I recently bought at 25RL Wildcat 5th Wheel (6700 pounds dry weight) to be towed by my Dodge 2WD Ram 3500 Cummins Quad-Cab Dually using a 5th-to-gooseneck adapter.
My truck sits tail-high (by design) and cannot really be lowered (since the truck suspension WILL bottom on bumps with my Lance truck camper in the bed as it is unless I use my Firestone air bags as it is). The truck sits, even with the 5th attached, tilted nose-low/tail-high noticeably. The 5er only drops the truck bed about 1" as it is lowered, so that's no help.
That means to get a 6" pick-up-bed-rails-to-coach distance (under the bedroom)at the closest point (above the P/U tail lights) I have to run with the front of the 5th 2" higher than at the back of the 5th. Not what I want to do.
I could apparently do TWO things to correct this.
1)Raise the truck's front suspension
2 Raise the 5th's coach on its suspension
I don't want to mess with the truck's suspension geometry, so I am left only with the #2 solution.
This has been discussed before on various RV Forums and they're a couple of ways of handling this, but I am looking for the "latest" experience of the group as to the best low-cost DIY way of doing it.
It would seem I could:
1) Extend the frame "U-Bracket" mountings for the spring eyes (see YELLOW arrows in the photo below) by welding extended ears to the existing U-Brackets This would require only some 1/4" thick steel strapping (to double and extend them) and my arc welder (just $10 or less) and would permit reverting back to normal ride height by only moving the spring eyes to their old holes.

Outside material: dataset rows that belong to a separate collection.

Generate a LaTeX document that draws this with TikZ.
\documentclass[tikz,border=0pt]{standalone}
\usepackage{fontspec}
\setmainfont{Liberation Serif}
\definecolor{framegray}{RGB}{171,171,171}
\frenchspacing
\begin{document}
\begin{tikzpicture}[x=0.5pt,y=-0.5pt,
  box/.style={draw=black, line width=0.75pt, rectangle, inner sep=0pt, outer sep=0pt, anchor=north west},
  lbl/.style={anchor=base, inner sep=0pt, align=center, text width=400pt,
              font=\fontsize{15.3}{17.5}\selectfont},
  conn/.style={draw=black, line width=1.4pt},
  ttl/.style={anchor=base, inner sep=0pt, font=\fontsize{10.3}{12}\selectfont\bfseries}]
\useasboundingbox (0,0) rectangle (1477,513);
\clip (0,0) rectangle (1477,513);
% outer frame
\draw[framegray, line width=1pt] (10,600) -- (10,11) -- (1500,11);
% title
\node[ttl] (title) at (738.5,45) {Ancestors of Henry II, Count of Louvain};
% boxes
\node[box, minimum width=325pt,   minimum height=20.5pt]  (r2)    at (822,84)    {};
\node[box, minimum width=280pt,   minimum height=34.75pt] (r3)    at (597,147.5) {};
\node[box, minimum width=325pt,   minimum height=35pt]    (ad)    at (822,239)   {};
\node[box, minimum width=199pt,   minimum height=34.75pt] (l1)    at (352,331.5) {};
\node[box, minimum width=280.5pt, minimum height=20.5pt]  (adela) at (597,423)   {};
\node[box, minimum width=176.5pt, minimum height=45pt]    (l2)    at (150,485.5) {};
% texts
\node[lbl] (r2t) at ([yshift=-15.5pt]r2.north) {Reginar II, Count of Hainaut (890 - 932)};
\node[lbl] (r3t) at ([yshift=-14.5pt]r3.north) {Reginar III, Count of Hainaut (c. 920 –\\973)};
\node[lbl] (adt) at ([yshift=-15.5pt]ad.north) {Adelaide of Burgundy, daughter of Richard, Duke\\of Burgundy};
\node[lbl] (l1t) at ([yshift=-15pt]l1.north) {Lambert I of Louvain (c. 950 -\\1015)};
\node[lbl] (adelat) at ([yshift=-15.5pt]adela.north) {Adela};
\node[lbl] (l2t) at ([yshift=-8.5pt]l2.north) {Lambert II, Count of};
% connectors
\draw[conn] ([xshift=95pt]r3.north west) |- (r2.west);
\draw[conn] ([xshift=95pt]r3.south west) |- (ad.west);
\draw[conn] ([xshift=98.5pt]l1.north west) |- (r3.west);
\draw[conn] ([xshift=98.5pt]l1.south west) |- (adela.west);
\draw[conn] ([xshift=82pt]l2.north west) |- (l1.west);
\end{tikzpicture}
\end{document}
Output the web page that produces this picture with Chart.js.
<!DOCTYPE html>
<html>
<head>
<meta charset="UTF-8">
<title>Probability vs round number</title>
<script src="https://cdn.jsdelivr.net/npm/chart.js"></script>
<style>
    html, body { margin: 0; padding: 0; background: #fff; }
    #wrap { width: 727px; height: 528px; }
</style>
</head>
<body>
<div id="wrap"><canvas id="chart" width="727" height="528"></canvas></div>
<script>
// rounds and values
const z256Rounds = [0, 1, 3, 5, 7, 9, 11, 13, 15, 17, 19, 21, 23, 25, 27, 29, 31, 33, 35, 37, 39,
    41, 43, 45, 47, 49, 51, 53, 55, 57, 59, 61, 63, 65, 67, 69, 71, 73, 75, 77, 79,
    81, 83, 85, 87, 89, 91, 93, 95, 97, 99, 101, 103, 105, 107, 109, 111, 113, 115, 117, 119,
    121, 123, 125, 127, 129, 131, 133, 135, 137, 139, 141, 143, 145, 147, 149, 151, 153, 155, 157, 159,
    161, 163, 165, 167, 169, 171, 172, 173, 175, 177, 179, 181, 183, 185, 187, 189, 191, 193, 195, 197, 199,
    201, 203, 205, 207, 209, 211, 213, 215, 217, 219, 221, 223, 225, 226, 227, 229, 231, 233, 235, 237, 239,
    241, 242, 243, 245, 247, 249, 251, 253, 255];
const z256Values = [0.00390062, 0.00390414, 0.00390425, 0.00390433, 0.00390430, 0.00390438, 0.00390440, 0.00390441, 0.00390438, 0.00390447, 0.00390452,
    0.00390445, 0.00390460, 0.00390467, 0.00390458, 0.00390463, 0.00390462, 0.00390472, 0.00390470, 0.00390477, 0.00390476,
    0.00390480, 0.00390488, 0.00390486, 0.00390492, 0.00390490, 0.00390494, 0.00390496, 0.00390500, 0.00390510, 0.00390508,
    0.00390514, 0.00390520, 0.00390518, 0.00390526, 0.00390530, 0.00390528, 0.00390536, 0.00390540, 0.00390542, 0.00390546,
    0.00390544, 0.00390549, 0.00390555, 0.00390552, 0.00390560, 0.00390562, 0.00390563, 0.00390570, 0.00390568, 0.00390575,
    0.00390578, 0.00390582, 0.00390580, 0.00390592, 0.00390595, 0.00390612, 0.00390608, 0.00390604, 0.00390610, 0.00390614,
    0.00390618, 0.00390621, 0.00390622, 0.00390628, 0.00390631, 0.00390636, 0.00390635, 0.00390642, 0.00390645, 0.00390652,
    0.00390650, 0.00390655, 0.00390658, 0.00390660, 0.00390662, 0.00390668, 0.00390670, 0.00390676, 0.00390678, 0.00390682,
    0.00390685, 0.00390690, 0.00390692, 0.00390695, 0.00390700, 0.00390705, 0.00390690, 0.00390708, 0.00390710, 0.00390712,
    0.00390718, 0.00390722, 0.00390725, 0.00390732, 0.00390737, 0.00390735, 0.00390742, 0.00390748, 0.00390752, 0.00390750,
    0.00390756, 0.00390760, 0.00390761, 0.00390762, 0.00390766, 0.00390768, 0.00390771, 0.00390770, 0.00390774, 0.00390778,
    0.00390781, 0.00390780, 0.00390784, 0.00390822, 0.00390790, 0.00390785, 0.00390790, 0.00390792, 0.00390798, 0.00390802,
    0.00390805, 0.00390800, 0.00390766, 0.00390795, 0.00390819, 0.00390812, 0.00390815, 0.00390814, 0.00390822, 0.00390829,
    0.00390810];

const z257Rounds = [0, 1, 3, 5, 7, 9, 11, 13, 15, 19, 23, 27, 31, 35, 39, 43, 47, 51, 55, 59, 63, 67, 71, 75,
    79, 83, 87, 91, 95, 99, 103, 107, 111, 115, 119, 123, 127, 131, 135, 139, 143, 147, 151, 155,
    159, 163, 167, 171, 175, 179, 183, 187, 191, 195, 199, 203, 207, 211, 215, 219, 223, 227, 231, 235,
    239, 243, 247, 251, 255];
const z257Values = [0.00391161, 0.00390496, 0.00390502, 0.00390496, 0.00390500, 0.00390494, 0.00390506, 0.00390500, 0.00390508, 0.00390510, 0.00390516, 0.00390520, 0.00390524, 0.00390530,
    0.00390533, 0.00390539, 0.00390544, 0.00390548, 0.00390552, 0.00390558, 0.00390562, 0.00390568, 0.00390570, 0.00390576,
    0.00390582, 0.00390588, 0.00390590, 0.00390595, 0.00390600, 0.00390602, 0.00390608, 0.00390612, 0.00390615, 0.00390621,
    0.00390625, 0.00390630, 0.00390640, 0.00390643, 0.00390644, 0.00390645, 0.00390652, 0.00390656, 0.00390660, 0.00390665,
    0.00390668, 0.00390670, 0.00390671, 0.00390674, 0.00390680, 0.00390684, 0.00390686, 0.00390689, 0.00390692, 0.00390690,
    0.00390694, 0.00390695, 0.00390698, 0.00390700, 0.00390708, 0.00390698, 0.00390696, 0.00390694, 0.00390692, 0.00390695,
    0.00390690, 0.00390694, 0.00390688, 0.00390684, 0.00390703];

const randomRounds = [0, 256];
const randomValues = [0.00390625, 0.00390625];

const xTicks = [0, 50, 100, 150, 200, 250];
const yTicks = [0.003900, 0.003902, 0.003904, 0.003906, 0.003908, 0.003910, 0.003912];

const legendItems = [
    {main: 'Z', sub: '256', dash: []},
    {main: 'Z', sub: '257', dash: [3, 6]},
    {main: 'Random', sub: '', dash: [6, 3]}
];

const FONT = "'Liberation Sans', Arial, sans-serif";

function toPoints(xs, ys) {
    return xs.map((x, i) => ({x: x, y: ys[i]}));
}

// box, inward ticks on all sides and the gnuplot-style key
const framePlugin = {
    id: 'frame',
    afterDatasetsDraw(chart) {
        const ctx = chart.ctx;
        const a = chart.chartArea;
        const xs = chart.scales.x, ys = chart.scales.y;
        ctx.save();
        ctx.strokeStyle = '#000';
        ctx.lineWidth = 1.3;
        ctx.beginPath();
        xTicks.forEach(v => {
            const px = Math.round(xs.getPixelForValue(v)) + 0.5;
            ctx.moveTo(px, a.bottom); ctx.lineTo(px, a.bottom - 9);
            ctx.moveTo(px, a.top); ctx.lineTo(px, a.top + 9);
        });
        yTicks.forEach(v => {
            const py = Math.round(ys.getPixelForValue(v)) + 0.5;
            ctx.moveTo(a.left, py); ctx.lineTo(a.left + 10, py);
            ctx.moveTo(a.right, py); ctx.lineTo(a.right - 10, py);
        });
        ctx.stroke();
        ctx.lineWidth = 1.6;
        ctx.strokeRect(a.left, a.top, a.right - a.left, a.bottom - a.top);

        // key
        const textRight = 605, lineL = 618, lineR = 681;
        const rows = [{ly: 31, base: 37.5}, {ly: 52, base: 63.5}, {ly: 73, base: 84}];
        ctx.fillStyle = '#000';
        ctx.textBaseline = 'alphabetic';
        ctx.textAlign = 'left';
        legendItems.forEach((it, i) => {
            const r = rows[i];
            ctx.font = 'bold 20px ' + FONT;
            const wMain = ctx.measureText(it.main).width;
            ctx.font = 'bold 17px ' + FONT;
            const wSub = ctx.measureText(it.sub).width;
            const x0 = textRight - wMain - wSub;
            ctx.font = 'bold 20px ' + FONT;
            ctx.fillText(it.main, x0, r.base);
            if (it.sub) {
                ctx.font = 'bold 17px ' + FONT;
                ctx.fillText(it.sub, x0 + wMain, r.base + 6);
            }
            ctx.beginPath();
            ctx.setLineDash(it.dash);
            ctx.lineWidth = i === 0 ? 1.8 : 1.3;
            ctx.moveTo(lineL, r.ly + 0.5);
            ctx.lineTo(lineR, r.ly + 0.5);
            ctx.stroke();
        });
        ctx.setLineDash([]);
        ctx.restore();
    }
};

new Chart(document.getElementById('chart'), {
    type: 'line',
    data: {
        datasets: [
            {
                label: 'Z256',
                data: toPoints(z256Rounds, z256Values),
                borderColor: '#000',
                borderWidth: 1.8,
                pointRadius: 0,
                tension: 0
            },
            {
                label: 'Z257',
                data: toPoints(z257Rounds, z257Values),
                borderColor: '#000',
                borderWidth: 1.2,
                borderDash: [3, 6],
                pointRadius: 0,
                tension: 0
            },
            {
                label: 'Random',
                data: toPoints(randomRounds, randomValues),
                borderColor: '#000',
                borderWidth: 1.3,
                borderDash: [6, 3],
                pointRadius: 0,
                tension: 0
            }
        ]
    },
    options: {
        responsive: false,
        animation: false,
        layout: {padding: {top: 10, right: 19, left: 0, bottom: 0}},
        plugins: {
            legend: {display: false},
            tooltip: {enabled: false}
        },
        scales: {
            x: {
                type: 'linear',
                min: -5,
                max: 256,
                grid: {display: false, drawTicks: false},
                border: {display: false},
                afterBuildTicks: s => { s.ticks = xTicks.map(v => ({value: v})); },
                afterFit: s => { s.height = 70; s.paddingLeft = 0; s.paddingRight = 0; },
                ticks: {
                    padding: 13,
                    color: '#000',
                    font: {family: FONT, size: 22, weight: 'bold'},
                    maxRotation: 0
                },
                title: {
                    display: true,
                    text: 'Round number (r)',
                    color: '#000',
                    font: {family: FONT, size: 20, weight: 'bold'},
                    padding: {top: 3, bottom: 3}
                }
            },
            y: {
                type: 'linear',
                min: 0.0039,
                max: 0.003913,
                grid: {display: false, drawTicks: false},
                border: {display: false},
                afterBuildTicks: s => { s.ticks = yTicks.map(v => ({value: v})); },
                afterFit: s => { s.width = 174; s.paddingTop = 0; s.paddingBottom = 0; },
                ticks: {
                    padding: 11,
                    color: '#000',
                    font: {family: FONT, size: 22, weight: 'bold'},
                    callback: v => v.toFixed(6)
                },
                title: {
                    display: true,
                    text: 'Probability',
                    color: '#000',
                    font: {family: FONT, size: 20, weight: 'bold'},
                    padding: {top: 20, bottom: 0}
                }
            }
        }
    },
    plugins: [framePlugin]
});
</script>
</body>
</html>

2)Insert spacers of rectangular steel tubing between the axle brackets (pads) welded to my axles and the leaf springs themselves at the RED arrows. This would mean making "blocks" 1 3/4" wide by as high as I wish to lift my trailer. I was thinking a 3" lift would be a good compromise, meaning FOUR 1 3/4" X 3" blocks 4" long, which is the length of the current brackets welded to my axles. I would also need EIGHT new axle-to-spring U-Bolts that were 3" longer to compensate, if I could find these commercially, maybe at a spring shop (?).

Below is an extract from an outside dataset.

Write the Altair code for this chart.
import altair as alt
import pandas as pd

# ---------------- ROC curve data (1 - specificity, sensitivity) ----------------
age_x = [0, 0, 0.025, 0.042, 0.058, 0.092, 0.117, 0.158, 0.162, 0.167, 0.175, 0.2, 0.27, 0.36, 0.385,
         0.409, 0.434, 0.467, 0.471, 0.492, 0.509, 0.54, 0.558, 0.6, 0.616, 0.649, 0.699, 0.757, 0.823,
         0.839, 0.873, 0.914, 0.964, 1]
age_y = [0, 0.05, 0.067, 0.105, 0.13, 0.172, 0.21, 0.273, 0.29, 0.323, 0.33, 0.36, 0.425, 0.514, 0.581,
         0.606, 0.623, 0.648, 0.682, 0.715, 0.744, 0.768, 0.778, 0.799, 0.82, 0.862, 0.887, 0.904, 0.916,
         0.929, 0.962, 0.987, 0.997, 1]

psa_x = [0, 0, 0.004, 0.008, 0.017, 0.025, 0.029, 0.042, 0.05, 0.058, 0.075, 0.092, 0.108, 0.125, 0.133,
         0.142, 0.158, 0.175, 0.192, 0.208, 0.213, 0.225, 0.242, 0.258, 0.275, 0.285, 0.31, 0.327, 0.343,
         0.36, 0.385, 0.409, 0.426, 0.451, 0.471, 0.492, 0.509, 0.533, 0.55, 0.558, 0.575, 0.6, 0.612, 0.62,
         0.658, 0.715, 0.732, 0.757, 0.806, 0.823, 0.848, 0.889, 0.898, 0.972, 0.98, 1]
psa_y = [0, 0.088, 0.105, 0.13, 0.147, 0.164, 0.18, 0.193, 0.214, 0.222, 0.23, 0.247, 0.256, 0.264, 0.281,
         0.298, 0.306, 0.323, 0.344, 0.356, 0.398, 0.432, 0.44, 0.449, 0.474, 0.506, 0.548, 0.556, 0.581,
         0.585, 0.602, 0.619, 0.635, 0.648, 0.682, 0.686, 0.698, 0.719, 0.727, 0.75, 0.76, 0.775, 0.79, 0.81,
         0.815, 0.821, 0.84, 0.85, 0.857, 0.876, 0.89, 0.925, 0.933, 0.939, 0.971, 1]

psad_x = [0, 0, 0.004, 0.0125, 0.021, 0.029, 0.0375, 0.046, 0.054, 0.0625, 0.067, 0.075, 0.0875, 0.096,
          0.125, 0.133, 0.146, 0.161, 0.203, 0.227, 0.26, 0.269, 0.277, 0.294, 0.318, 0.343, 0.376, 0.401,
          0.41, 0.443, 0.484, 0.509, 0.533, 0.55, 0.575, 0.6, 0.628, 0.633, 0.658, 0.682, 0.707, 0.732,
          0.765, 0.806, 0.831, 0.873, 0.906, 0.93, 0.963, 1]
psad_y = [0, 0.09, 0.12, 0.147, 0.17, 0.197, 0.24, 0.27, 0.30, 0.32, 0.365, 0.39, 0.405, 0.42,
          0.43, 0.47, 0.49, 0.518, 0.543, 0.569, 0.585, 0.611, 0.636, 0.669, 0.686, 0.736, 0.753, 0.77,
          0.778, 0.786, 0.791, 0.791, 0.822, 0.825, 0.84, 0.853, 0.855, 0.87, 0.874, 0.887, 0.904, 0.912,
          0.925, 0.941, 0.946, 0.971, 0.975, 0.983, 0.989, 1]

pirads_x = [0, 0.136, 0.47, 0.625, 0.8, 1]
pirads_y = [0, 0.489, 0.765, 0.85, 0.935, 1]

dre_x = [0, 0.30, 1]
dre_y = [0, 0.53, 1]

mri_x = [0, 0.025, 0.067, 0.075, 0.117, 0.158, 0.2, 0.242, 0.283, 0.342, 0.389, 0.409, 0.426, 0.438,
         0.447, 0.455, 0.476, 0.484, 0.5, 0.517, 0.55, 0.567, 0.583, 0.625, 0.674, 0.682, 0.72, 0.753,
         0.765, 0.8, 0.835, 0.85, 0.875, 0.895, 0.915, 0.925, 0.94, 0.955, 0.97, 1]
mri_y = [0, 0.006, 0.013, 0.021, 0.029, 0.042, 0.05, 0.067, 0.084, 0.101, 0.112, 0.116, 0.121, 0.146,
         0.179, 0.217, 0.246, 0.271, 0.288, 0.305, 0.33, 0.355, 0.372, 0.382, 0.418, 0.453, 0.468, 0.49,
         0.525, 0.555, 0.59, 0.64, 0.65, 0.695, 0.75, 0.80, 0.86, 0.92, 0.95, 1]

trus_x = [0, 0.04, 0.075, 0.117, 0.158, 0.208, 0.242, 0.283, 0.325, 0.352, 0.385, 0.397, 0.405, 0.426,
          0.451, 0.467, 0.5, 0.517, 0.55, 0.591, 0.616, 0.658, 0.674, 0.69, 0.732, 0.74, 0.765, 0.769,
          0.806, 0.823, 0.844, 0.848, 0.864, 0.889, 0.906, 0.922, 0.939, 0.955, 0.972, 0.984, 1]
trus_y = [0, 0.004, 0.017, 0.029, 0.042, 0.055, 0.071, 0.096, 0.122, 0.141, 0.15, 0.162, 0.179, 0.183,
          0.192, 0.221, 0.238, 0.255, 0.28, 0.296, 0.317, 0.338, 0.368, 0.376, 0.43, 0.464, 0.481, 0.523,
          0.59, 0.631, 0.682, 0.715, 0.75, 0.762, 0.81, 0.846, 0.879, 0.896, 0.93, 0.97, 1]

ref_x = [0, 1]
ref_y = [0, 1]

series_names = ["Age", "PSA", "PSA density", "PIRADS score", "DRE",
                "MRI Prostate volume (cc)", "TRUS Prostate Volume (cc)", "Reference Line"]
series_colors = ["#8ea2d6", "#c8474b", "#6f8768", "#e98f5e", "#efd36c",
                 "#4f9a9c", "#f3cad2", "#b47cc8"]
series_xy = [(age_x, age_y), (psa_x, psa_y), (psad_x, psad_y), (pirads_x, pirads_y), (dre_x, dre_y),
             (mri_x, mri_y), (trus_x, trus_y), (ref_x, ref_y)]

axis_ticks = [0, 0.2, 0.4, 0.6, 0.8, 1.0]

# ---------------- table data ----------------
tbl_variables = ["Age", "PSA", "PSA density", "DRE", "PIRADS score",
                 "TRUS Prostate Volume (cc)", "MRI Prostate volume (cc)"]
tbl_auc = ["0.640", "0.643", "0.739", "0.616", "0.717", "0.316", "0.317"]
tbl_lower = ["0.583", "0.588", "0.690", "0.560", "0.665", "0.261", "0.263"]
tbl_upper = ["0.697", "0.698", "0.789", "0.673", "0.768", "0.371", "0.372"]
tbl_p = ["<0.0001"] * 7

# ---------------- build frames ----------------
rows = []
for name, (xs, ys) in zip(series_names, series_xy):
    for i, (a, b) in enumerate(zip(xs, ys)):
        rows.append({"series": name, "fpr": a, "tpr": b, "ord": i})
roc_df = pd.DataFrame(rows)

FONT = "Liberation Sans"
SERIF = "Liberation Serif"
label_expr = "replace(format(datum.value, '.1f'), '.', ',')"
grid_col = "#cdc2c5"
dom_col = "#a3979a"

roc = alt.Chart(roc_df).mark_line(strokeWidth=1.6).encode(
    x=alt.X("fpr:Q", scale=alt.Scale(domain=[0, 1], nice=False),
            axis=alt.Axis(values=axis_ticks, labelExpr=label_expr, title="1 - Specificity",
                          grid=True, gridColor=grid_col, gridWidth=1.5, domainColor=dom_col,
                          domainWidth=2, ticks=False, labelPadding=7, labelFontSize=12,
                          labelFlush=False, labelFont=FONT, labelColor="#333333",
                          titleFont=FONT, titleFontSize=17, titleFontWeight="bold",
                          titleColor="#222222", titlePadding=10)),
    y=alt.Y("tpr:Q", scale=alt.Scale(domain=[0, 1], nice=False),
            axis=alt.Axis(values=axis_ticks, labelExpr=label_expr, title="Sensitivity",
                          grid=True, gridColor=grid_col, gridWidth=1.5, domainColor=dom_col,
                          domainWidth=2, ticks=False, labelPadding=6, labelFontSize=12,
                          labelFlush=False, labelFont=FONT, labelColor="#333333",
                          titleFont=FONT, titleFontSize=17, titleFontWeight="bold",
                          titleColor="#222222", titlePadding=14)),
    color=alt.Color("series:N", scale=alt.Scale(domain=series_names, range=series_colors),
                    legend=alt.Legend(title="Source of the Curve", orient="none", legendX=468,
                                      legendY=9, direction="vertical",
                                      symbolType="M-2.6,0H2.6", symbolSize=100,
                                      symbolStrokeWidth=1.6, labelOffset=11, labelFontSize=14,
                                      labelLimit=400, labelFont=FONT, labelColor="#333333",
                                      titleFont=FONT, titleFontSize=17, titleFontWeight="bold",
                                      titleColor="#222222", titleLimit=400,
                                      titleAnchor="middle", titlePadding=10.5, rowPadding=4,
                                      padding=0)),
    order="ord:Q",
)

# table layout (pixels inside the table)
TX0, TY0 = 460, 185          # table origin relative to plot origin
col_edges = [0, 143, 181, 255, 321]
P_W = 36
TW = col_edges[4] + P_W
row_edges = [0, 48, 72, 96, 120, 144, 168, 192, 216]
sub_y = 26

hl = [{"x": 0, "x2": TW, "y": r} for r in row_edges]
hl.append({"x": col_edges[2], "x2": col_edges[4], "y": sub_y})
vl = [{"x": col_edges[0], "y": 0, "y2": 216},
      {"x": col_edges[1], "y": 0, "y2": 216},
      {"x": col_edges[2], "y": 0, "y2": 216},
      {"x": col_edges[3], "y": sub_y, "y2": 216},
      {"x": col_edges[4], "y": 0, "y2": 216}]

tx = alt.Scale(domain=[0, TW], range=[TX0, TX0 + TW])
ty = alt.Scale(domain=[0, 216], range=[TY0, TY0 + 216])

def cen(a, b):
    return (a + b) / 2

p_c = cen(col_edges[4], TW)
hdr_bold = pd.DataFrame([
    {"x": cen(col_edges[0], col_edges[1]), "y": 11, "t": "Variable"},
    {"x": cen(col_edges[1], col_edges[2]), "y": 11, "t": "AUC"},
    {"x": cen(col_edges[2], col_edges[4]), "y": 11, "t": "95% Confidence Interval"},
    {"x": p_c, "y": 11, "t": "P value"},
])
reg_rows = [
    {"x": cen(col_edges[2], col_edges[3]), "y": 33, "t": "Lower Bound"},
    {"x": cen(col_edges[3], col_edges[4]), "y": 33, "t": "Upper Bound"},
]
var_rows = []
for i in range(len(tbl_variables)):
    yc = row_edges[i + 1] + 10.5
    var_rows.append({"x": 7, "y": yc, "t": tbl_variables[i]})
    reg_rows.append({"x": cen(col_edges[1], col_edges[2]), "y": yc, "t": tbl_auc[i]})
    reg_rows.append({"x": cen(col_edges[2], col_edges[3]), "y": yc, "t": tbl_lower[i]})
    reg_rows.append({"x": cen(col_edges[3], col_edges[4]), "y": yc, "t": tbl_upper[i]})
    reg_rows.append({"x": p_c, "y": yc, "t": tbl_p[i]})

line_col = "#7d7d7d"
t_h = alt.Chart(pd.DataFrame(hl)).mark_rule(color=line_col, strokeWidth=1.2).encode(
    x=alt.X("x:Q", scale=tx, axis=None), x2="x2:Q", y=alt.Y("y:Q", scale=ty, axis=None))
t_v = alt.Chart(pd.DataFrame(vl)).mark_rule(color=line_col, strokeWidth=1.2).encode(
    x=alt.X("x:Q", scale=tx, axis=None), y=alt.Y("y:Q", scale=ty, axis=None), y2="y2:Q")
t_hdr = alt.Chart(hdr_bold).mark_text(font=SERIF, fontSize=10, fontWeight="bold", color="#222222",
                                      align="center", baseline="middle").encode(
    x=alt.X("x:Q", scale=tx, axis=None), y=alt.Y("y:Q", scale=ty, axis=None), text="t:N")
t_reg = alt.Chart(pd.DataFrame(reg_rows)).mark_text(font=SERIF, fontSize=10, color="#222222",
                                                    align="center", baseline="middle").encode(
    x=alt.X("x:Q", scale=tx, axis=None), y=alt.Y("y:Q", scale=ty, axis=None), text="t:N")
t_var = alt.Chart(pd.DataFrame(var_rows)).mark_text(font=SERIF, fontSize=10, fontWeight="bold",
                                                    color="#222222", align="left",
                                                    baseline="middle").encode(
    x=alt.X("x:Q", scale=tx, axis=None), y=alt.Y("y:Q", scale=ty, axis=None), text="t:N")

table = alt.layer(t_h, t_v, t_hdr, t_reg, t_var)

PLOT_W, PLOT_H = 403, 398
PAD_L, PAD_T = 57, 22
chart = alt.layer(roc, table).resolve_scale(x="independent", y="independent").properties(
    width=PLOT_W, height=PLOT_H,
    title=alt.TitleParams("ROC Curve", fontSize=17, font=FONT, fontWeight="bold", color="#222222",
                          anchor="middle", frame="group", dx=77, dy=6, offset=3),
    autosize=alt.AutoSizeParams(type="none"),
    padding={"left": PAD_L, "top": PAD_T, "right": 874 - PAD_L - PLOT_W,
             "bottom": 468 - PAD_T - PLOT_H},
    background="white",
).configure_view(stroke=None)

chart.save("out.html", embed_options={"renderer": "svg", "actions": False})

I know such spacers increase spring stress somewhat, but given the weight of the trailer, and the modest lift I am looking at, I wonder if it WOULD be harmful?
I have not yet detached an axle from a leaf spring to check, but it would seem that there is probably a round hole on the top of the spring pad that mates with a corresponding bolt in the leaf springs to locate the axle fore-and-aft and so the axles cannot move on the springs. If so, this would necessitate drilling a mating hole in the bottom of each spacer, and welding pieces of steel rod through the tops of the spacers to engage the holes in the springs.
Click:
IMAGE LINK if the image doesn't appear.
ANY SUGGESTIONS OR PERSONAL PREFERENCES WOULD BE MOST WELCOME!!
Note: All of the leaf spring lifting blocks I've seen are for 2+" wide springs- are any made for narrower 1 3/4" in wide trailer springs?